== Exercise directions ==
Everything from the opening line of the records below through the line with "11, fontWeight: 700, fill: '#000'" must be duplicated exactly, pictures left out.

════════════════

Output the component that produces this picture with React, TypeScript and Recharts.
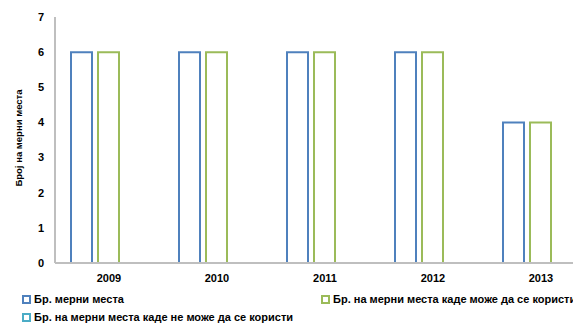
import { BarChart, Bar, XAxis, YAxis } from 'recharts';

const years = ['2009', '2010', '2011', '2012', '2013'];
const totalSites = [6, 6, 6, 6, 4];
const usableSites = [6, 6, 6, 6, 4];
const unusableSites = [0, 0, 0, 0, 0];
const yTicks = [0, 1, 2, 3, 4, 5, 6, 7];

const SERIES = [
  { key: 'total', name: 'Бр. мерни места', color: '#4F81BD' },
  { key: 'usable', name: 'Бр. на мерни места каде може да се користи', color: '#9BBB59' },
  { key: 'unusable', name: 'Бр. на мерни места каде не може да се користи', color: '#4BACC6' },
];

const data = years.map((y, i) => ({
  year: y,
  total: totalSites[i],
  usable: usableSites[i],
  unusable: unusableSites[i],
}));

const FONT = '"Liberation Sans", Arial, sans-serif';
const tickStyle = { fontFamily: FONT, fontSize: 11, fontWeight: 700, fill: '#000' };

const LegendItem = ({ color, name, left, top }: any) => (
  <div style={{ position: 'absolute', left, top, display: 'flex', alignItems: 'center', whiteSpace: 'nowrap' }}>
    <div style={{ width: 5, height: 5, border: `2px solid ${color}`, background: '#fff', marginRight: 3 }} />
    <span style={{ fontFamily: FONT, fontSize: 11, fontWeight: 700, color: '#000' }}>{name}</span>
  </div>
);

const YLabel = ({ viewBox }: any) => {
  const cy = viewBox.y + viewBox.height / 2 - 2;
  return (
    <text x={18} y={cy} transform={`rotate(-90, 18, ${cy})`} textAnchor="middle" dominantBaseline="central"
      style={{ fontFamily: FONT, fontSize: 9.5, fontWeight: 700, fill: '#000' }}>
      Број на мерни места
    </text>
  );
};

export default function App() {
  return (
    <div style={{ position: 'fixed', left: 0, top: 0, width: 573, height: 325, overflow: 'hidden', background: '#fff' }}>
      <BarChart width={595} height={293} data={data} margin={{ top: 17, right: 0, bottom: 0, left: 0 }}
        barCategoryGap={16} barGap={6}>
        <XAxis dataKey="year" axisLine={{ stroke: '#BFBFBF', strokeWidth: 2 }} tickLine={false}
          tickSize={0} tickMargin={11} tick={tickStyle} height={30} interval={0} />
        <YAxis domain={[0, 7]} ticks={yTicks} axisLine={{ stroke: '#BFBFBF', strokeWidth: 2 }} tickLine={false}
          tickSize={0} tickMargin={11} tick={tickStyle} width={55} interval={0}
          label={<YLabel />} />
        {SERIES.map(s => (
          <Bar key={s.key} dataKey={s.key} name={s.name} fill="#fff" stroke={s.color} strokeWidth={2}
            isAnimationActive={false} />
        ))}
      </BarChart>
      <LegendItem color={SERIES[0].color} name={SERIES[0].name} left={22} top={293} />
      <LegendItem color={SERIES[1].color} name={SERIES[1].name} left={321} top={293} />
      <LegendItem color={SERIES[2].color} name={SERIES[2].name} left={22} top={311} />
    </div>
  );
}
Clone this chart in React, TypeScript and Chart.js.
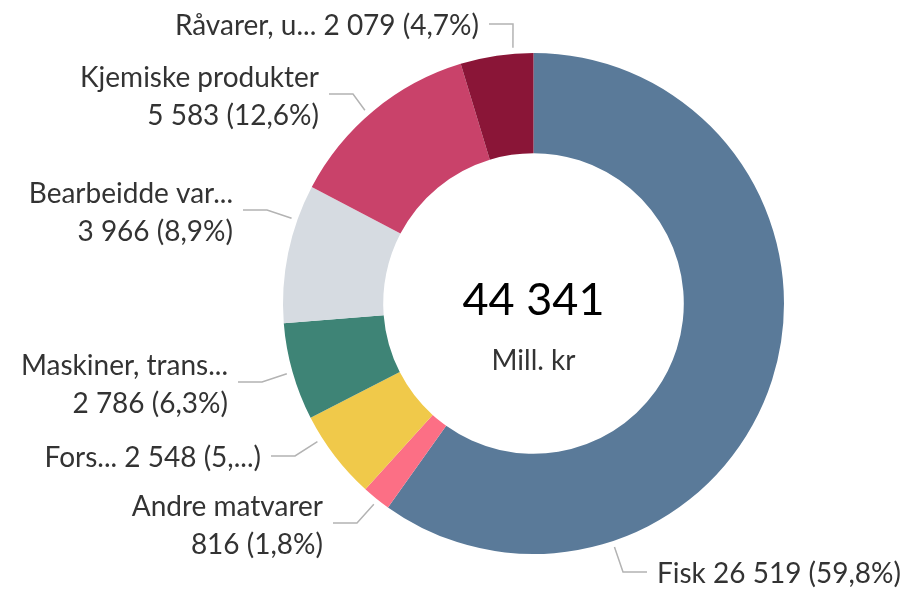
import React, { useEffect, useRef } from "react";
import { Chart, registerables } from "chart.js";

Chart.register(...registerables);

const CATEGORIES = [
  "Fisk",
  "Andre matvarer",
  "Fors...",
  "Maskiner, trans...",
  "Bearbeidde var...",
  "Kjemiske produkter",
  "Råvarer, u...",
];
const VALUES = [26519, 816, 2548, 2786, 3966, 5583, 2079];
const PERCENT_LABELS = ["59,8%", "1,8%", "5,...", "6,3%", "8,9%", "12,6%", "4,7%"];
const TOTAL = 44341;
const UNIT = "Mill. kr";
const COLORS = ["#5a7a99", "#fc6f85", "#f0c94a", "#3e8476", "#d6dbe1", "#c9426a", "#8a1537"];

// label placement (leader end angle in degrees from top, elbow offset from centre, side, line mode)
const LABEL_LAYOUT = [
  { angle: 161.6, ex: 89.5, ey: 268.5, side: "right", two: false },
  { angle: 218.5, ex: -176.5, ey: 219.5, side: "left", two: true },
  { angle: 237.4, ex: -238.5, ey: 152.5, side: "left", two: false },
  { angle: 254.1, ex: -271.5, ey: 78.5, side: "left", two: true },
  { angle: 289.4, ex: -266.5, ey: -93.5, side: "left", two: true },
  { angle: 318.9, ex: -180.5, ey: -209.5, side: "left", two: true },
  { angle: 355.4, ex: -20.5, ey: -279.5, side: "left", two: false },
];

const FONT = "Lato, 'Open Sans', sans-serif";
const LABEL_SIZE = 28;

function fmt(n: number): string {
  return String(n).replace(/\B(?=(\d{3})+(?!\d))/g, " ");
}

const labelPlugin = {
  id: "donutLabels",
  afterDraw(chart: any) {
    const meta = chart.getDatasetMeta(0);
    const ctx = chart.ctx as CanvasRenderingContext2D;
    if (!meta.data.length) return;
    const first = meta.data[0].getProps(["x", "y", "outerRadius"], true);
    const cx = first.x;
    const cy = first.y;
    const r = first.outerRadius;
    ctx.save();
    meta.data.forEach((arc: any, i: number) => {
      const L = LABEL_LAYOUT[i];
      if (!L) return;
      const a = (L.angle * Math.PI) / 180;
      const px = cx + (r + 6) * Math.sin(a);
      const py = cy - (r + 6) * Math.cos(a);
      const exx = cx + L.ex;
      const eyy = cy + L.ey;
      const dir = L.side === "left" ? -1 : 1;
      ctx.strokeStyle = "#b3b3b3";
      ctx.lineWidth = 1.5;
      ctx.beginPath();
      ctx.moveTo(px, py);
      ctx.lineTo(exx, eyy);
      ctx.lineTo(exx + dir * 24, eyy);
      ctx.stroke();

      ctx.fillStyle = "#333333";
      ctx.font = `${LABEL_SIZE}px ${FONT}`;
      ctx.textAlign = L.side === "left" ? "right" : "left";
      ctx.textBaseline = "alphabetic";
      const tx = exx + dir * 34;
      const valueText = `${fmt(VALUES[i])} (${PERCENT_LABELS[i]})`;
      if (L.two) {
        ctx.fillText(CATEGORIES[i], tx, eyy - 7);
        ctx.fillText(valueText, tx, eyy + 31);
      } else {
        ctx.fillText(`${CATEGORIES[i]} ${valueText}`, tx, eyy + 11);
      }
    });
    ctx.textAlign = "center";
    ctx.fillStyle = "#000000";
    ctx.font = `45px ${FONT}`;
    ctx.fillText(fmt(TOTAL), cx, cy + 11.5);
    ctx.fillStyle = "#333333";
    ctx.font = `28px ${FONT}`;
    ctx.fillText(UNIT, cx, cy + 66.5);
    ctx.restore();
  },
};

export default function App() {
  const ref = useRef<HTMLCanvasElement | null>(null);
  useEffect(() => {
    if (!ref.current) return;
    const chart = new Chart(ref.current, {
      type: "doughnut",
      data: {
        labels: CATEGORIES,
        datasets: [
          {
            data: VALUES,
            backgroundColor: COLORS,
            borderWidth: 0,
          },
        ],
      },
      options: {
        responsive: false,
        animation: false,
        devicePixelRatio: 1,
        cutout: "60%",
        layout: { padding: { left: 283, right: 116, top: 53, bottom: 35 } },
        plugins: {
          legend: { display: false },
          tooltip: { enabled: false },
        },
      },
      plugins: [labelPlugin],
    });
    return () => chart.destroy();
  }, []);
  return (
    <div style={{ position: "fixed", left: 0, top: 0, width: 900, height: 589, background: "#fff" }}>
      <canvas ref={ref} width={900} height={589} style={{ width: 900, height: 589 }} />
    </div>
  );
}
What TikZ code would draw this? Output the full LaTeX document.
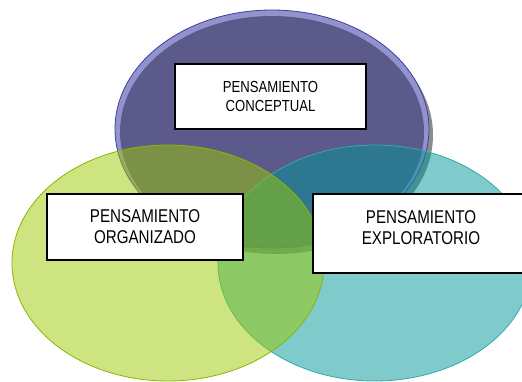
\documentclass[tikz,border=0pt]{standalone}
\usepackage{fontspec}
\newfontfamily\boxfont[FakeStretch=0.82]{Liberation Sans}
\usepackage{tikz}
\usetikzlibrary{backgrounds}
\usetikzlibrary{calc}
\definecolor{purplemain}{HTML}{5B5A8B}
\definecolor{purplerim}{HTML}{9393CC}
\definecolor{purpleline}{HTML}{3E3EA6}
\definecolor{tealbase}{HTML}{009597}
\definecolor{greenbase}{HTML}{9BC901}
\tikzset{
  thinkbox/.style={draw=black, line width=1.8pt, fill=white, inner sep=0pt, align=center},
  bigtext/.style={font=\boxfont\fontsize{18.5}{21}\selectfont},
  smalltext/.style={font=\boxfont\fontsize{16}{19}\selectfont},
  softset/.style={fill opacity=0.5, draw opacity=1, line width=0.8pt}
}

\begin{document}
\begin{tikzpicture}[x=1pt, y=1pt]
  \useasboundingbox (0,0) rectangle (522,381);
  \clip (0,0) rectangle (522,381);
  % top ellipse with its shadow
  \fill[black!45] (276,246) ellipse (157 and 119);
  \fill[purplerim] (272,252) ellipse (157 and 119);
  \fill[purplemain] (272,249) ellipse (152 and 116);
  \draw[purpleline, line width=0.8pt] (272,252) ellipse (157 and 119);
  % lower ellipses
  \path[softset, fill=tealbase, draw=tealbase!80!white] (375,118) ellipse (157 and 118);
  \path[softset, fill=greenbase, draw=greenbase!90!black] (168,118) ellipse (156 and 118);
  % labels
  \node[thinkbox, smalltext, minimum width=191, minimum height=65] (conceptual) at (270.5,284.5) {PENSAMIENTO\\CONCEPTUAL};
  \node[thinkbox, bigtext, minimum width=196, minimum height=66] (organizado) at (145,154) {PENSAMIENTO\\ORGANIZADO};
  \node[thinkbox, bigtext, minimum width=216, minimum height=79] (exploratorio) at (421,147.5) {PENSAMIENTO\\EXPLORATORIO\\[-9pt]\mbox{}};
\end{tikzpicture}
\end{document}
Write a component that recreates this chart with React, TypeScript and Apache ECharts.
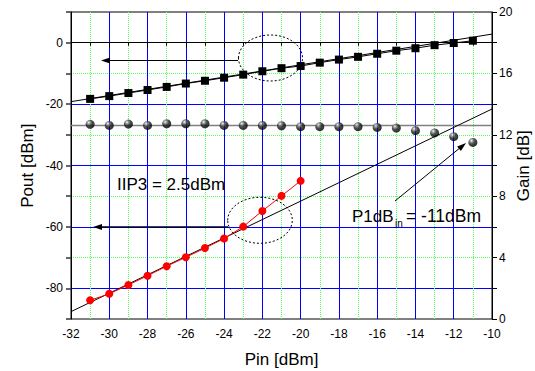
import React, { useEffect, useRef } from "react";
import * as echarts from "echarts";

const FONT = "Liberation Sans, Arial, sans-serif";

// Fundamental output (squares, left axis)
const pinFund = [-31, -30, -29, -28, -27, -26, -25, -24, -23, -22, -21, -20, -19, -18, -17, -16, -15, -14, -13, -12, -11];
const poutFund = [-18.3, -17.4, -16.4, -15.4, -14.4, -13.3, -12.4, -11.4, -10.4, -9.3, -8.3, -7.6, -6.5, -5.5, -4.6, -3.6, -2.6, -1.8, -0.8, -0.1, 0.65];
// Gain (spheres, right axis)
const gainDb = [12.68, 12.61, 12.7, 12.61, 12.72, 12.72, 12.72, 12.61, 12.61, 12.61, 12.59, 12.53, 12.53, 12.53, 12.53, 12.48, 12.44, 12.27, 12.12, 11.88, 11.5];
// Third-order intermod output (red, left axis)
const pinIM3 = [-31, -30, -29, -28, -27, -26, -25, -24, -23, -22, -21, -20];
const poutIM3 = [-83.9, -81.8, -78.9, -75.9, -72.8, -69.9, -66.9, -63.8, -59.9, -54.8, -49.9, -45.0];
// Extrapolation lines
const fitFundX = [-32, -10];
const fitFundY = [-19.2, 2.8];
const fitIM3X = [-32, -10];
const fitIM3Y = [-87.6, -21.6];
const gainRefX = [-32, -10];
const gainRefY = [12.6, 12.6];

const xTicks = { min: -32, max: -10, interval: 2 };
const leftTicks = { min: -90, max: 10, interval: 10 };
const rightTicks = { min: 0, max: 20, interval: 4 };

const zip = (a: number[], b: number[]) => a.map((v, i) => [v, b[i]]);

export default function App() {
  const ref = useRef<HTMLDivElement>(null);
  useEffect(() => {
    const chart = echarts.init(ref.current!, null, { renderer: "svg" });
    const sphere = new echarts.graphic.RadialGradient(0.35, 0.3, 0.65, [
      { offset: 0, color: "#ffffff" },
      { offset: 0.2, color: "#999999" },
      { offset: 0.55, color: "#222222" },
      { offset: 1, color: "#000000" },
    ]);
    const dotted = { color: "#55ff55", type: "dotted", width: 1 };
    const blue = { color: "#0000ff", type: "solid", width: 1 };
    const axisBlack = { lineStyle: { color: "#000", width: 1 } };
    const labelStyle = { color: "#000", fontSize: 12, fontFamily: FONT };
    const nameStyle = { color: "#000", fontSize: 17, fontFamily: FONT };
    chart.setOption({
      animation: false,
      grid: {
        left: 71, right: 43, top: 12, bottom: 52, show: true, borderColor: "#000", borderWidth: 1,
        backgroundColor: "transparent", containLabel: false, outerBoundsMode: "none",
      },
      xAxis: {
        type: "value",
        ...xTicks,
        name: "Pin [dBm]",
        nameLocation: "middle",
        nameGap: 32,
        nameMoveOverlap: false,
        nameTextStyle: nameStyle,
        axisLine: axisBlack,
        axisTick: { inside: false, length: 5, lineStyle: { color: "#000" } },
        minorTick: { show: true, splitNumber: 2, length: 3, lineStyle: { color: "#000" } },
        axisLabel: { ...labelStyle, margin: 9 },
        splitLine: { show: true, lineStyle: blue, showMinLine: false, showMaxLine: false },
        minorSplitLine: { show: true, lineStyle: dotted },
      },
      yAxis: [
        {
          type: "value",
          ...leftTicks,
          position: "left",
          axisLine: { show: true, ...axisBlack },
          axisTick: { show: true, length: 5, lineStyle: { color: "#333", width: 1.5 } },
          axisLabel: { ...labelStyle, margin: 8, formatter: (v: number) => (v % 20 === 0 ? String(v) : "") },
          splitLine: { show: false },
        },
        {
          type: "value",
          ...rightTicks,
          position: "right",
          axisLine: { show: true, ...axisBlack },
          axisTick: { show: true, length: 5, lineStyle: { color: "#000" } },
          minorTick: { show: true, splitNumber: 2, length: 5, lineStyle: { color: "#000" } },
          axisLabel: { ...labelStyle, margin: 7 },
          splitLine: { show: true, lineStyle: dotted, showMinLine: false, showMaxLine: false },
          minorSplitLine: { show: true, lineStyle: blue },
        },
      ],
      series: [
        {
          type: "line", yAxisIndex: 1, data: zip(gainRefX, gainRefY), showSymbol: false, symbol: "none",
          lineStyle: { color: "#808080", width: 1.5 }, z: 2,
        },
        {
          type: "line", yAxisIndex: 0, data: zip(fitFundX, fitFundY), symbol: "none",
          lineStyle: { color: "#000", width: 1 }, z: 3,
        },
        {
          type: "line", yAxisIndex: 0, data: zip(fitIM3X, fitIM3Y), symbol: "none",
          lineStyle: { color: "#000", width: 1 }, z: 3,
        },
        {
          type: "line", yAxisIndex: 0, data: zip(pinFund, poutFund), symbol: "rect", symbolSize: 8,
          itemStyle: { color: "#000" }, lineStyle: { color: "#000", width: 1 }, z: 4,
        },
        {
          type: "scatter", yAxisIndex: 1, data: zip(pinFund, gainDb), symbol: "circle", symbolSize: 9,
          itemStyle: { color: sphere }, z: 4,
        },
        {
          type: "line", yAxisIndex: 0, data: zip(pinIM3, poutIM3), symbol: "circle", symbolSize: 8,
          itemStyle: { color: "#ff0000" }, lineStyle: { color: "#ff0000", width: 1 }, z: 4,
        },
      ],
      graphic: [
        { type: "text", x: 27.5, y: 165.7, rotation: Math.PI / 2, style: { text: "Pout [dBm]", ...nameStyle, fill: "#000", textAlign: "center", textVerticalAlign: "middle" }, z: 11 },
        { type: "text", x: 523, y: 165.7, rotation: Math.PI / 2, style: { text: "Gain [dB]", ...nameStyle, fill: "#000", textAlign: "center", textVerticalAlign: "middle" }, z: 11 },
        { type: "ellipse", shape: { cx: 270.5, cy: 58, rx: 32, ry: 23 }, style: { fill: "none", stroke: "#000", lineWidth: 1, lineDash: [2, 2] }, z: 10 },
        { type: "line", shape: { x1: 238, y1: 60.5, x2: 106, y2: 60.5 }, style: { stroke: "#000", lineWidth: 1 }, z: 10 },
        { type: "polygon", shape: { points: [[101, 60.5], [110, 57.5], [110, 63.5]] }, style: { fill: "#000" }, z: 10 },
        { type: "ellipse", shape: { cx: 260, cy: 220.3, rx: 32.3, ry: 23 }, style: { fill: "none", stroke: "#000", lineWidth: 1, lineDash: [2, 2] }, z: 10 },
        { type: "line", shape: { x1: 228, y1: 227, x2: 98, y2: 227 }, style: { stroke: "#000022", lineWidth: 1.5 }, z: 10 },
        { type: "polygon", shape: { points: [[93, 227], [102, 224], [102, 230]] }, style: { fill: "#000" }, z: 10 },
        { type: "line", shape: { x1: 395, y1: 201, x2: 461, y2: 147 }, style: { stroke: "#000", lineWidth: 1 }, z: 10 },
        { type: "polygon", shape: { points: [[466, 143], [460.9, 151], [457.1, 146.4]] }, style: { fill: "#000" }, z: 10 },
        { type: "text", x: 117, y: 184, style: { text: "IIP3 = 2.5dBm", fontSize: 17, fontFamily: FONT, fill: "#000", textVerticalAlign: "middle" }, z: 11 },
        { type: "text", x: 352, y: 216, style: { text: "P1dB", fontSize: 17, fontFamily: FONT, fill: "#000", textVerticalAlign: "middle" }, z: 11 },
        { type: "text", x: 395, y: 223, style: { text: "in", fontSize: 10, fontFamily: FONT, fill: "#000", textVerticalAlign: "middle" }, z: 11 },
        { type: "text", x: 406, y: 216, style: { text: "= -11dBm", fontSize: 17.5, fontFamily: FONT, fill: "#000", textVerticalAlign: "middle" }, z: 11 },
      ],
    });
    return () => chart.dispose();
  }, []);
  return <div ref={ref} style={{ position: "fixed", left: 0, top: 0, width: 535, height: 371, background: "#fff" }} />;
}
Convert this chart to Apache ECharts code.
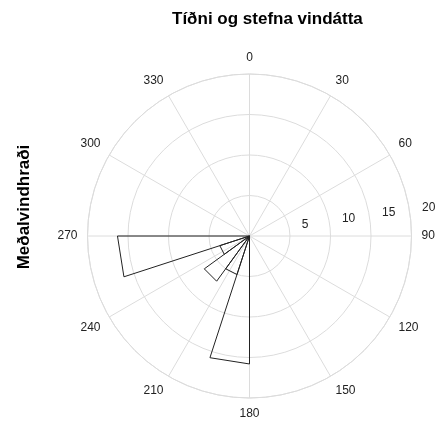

════════════════

== Full solution ==
Output the component that produces this picture with React, TypeScript and Recharts.
import { BarChart, Bar, XAxis, YAxis } from 'recharts';

const years = ['2009', '2010', '2011', '2012', '2013'];
const totalSites = [6, 6, 6, 6, 4];
const usableSites = [6, 6, 6, 6, 4];
const unusableSites = [0, 0, 0, 0, 0];
const yTicks = [0, 1, 2, 3, 4, 5, 6, 7];

const SERIES = [
  { key: 'total', name: 'Бр. мерни места', color: '#4F81BD' },
  { key: 'usable', name: 'Бр. на мерни места каде може да се користи', color: '#9BBB59' },
  { key: 'unusable', name: 'Бр. на мерни места каде не може да се користи', color: '#4BACC6' },
];

const data = years.map((y, i) => ({
  year: y,
  total: totalSites[i],
  usable: usableSites[i],
  unusable: unusableSites[i],
}));

const FONT = '"Liberation Sans", Arial, sans-serif';
const tickStyle = { fontFamily: FONT, fontSize: 11, fontWeight: 700, fill: '#000' };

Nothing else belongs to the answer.